··· Dataset excerpt

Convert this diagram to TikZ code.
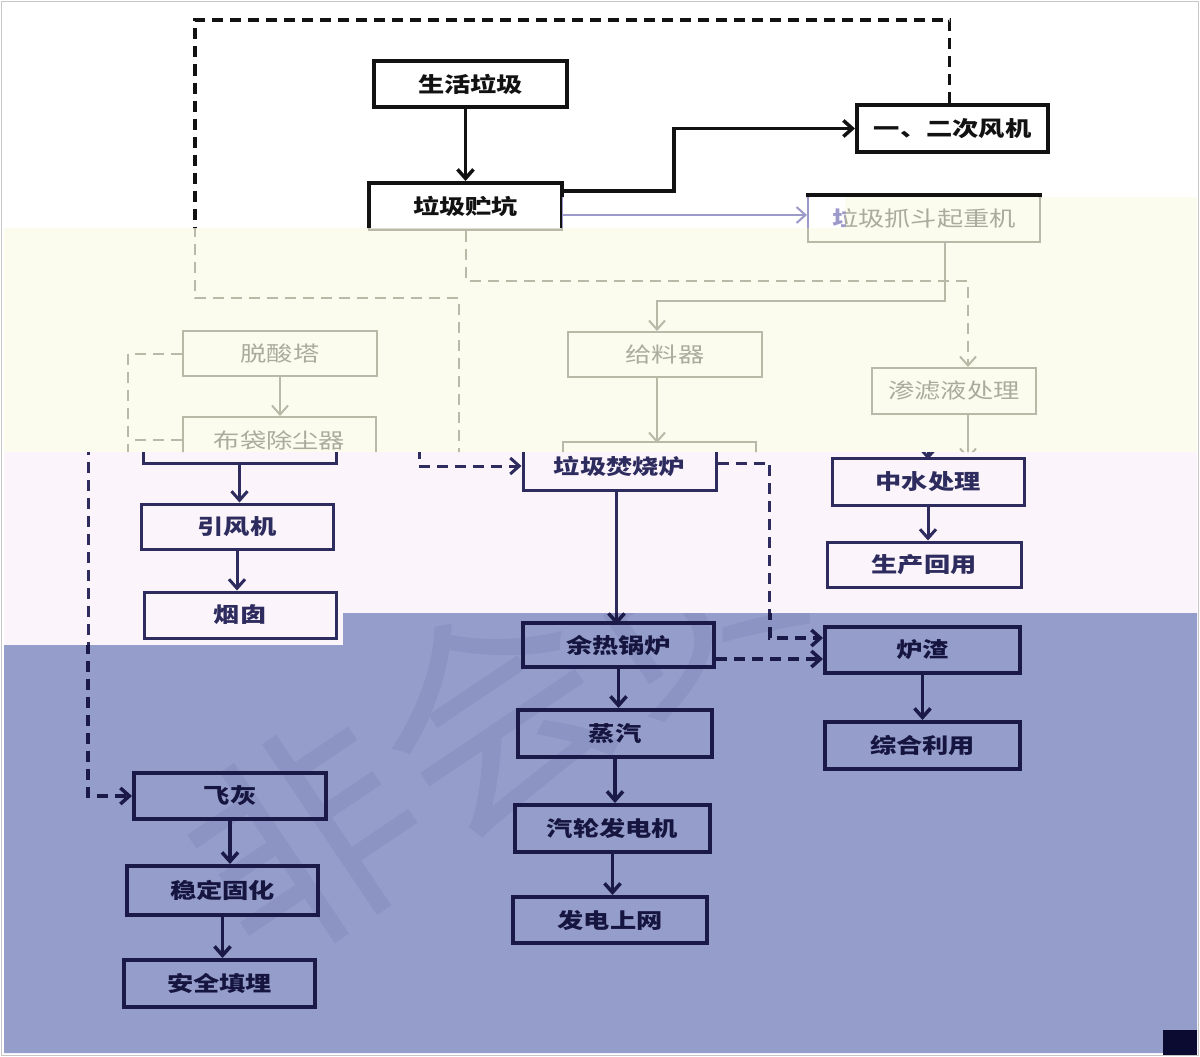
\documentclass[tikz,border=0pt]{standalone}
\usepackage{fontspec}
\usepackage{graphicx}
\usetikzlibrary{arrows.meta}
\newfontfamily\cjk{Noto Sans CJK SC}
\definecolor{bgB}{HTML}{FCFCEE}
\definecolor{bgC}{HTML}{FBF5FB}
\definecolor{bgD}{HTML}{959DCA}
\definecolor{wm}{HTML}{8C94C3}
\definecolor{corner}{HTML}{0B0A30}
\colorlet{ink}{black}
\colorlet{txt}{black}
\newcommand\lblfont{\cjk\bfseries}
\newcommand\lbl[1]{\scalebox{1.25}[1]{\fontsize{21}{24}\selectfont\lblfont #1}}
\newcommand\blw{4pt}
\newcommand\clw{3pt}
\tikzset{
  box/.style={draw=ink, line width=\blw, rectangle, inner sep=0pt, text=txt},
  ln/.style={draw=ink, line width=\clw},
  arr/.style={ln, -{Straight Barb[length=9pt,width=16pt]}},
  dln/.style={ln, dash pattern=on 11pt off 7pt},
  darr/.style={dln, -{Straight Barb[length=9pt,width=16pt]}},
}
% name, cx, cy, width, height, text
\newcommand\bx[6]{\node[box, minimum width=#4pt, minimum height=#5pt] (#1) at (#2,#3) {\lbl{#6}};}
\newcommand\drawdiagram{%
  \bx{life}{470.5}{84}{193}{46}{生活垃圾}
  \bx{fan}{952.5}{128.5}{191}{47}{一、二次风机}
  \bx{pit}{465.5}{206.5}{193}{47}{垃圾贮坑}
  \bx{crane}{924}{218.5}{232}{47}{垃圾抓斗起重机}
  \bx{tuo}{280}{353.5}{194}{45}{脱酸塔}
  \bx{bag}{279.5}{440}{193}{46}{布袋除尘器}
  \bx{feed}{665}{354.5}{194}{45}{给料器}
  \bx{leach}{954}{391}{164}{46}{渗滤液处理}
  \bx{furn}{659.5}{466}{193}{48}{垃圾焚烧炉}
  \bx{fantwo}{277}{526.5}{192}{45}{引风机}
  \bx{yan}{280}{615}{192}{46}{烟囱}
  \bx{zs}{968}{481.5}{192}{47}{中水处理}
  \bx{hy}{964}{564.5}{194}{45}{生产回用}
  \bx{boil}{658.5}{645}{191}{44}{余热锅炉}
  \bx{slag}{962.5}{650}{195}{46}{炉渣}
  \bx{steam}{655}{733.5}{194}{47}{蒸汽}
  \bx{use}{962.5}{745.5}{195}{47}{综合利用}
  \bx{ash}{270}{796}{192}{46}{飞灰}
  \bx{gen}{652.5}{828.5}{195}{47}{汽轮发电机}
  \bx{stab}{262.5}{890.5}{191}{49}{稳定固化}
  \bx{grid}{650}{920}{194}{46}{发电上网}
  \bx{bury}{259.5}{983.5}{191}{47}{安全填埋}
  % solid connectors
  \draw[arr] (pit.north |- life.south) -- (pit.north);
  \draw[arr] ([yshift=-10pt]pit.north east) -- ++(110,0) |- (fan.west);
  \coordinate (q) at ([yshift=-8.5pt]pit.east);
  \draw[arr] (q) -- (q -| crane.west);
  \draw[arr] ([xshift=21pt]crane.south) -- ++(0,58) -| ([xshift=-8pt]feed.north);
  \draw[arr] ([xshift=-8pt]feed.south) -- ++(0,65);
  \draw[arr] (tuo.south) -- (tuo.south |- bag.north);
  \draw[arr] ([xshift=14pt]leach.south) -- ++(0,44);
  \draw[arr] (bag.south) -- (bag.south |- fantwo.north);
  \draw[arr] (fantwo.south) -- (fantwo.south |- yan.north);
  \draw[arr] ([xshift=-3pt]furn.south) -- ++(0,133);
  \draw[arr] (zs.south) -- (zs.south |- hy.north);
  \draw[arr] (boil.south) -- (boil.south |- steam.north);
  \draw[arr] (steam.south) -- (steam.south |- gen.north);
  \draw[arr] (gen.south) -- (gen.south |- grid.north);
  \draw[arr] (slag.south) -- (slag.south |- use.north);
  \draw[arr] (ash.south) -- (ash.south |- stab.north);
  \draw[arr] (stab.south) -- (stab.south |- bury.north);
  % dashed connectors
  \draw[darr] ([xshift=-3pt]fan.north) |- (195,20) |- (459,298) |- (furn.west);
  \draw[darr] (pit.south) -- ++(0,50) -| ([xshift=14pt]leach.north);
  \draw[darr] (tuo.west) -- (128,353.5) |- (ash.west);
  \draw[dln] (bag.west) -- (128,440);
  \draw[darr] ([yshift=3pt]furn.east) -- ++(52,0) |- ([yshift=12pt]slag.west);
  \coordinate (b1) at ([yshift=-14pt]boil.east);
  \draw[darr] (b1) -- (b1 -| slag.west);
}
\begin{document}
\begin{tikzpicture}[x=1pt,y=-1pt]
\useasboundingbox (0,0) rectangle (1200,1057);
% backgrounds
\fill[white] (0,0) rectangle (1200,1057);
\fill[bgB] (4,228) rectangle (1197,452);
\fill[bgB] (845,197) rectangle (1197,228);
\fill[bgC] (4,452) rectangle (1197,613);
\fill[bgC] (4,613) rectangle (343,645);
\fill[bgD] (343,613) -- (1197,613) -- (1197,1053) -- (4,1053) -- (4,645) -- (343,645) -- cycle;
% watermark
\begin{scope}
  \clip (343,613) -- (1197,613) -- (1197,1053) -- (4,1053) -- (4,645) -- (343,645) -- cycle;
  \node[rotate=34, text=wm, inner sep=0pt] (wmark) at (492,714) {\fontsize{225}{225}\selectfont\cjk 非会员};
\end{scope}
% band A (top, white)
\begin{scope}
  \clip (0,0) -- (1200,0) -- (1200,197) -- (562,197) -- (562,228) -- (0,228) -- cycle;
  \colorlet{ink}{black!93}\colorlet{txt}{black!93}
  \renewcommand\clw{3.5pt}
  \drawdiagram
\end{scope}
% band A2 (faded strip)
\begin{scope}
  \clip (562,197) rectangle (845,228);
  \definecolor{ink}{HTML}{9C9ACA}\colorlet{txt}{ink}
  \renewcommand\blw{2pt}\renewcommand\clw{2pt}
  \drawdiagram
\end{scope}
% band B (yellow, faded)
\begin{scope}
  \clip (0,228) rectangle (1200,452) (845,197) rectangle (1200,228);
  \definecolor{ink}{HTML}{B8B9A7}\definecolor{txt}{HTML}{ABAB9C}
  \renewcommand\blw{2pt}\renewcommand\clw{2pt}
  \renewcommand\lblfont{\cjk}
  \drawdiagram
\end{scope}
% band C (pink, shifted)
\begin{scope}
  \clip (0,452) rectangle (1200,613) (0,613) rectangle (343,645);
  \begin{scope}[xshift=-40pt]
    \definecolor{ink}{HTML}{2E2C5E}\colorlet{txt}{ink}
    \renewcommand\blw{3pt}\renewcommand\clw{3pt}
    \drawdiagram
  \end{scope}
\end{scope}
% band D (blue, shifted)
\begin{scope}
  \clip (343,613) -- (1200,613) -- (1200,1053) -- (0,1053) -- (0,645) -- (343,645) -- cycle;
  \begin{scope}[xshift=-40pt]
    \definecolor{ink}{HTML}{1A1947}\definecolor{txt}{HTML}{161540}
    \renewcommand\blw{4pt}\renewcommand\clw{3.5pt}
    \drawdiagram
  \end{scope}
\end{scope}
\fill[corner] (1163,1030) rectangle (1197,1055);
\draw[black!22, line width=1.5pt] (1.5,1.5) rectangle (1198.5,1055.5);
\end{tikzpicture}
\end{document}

······

_The problem_:
Copy out every line of the material above exactly, skipping the pictures.

_Response_:
Convert this diagram to TikZ code.
\documentclass[tikz,border=0pt]{standalone}
\usepackage{fontspec}
\usepackage{graphicx}
\usetikzlibrary{arrows.meta}
\newfontfamily\cjk{Noto Sans CJK SC}
\definecolor{bgB}{HTML}{FCFCEE}
\definecolor{bgC}{HTML}{FBF5FB}
\definecolor{bgD}{HTML}{959DCA}
\definecolor{wm}{HTML}{8C94C3}
\definecolor{corner}{HTML}{0B0A30}
\colorlet{ink}{black}
\colorlet{txt}{black}
\newcommand\lblfont{\cjk\bfseries}
\newcommand\lbl[1]{\scalebox{1.25}[1]{\fontsize{21}{24}\selectfont\lblfont #1}}
\newcommand\blw{4pt}
\newcommand\clw{3pt}
\tikzset{
  box/.style={draw=ink, line width=\blw, rectangle, inner sep=0pt, text=txt},
  ln/.style={draw=ink, line width=\clw},
  arr/.style={ln, -{Straight Barb[length=9pt,width=16pt]}},
  dln/.style={ln, dash pattern=on 11pt off 7pt},
  darr/.style={dln, -{Straight Barb[length=9pt,width=16pt]}},
}
% name, cx, cy, width, height, text
\newcommand\bx[6]{\node[box, minimum width=#4pt, minimum height=#5pt] (#1) at (#2,#3) {\lbl{#6}};}
\newcommand\drawdiagram{%
  \bx{life}{470.5}{84}{193}{46}{生活垃圾}
  \bx{fan}{952.5}{128.5}{191}{47}{一、二次风机}
  \bx{pit}{465.5}{206.5}{193}{47}{垃圾贮坑}
  \bx{crane}{924}{218.5}{232}{47}{垃圾抓斗起重机}
  \bx{tuo}{280}{353.5}{194}{45}{脱酸塔}
  \bx{bag}{279.5}{440}{193}{46}{布袋除尘器}
  \bx{feed}{665}{354.5}{194}{45}{给料器}
  \bx{leach}{954}{391}{164}{46}{渗滤液处理}
  \bx{furn}{659.5}{466}{193}{48}{垃圾焚烧炉}
  \bx{fantwo}{277}{526.5}{192}{45}{引风机}
  \bx{yan}{280}{615}{192}{46}{烟囱}
  \bx{zs}{968}{481.5}{192}{47}{中水处理}
  \bx{hy}{964}{564.5}{194}{45}{生产回用}
  \bx{boil}{658.5}{645}{191}{44}{余热锅炉}
  \bx{slag}{962.5}{650}{195}{46}{炉渣}
  \bx{steam}{655}{733.5}{194}{47}{蒸汽}
  \bx{use}{962.5}{745.5}{195}{47}{综合利用}
  \bx{ash}{270}{796}{192}{46}{飞灰}
  \bx{gen}{652.5}{828.5}{195}{47}{汽轮发电机}
  \bx{stab}{262.5}{890.5}{191}{49}{稳定固化}
  \bx{grid}{650}{920}{194}{46}{发电上网}
  \bx{bury}{259.5}{983.5}{191}{47}{安全填埋}
  % solid connectors
  \draw[arr] (pit.north |- life.south) -- (pit.north);
  \draw[arr] ([yshift=-10pt]pit.north east) -- ++(110,0) |- (fan.west);
  \coordinate (q) at ([yshift=-8.5pt]pit.east);
  \draw[arr] (q) -- (q -| crane.west);
  \draw[arr] ([xshift=21pt]crane.south) -- ++(0,58) -| ([xshift=-8pt]feed.north);
  \draw[arr] ([xshift=-8pt]feed.south) -- ++(0,65);
  \draw[arr] (tuo.south) -- (tuo.south |- bag.north);
  \draw[arr] ([xshift=14pt]leach.south) -- ++(0,44);
  \draw[arr] (bag.south) -- (bag.south |- fantwo.north);
  \draw[arr] (fantwo.south) -- (fantwo.south |- yan.north);
  \draw[arr] ([xshift=-3pt]furn.south) -- ++(0,133);
  \draw[arr] (zs.south) -- (zs.south |- hy.north);
  \draw[arr] (boil.south) -- (boil.south |- steam.north);
  \draw[arr] (steam.south) -- (steam.south |- gen.north);
  \draw[arr] (gen.south) -- (gen.south |- grid.north);
  \draw[arr] (slag.south) -- (slag.south |- use.north);
  \draw[arr] (ash.south) -- (ash.south |- stab.north);
  \draw[arr] (stab.south) -- (stab.south |- bury.north);
  % dashed connectors
  \draw[darr] ([xshift=-3pt]fan.north) |- (195,20) |- (459,298) |- (furn.west);
  \draw[darr] (pit.south) -- ++(0,50) -| ([xshift=14pt]leach.north);
  \draw[darr] (tuo.west) -- (128,353.5) |- (ash.west);
  \draw[dln] (bag.west) -- (128,440);
  \draw[darr] ([yshift=3pt]furn.east) -- ++(52,0) |- ([yshift=12pt]slag.west);
  \coordinate (b1) at ([yshift=-14pt]boil.east);
  \draw[darr] (b1) -- (b1 -| slag.west);
}
\begin{document}
\begin{tikzpicture}[x=1pt,y=-1pt]
\useasboundingbox (0,0) rectangle (1200,1057);
% backgrounds
\fill[white] (0,0) rectangle (1200,1057);
\fill[bgB] (4,228) rectangle (1197,452);
\fill[bgB] (845,197) rectangle (1197,228);
\fill[bgC] (4,452) rectangle (1197,613);
\fill[bgC] (4,613) rectangle (343,645);
\fill[bgD] (343,613) -- (1197,613) -- (1197,1053) -- (4,1053) -- (4,645) -- (343,645) -- cycle;
% watermark
\begin{scope}
  \clip (343,613) -- (1197,613) -- (1197,1053) -- (4,1053) -- (4,645) -- (343,645) -- cycle;
  \node[rotate=34, text=wm, inner sep=0pt] (wmark) at (492,714) {\fontsize{225}{225}\selectfont\cjk 非会员};
\end{scope}
% band A (top, white)
\begin{scope}
  \clip (0,0) -- (1200,0) -- (1200,197) -- (562,197) -- (562,228) -- (0,228) -- cycle;
  \colorlet{ink}{black!93}\colorlet{txt}{black!93}
  \renewcommand\clw{3.5pt}
  \drawdiagram
\end{scope}
% band A2 (faded strip)
\begin{scope}
  \clip (562,197) rectangle (845,228);
  \definecolor{ink}{HTML}{9C9ACA}\colorlet{txt}{ink}
  \renewcommand\blw{2pt}\renewcommand\clw{2pt}
  \drawdiagram
\end{scope}
% band B (yellow, faded)
\begin{scope}
  \clip (0,228) rectangle (1200,452) (845,197) rectangle (1200,228);
  \definecolor{ink}{HTML}{B8B9A7}\definecolor{txt}{HTML}{ABAB9C}
  \renewcommand\blw{2pt}\renewcommand\clw{2pt}
  \renewcommand\lblfont{\cjk}
  \drawdiagram
\end{scope}
% band C (pink, shifted)
\begin{scope}
  \clip (0,452) rectangle (1200,613) (0,613) rectangle (343,645);
  \begin{scope}[xshift=-40pt]
    \definecolor{ink}{HTML}{2E2C5E}\colorlet{txt}{ink}
    \renewcommand\blw{3pt}\renewcommand\clw{3pt}
    \drawdiagram
  \end{scope}
\end{scope}
% band D (blue, shifted)
\begin{scope}
  \clip (343,613) -- (1200,613) -- (1200,1053) -- (0,1053) -- (0,645) -- (343,645) -- cycle;
  \begin{scope}[xshift=-40pt]
    \definecolor{ink}{HTML}{1A1947}\definecolor{txt}{HTML}{161540}
    \renewcommand\blw{4pt}\renewcommand\clw{3.5pt}
    \drawdiagram
  \end{scope}
\end{scope}
\fill[corner] (1163,1030) rectangle (1197,1055);
\draw[black!22, line width=1.5pt] (1.5,1.5) rectangle (1198.5,1055.5);
\end{tikzpicture}
\end{document}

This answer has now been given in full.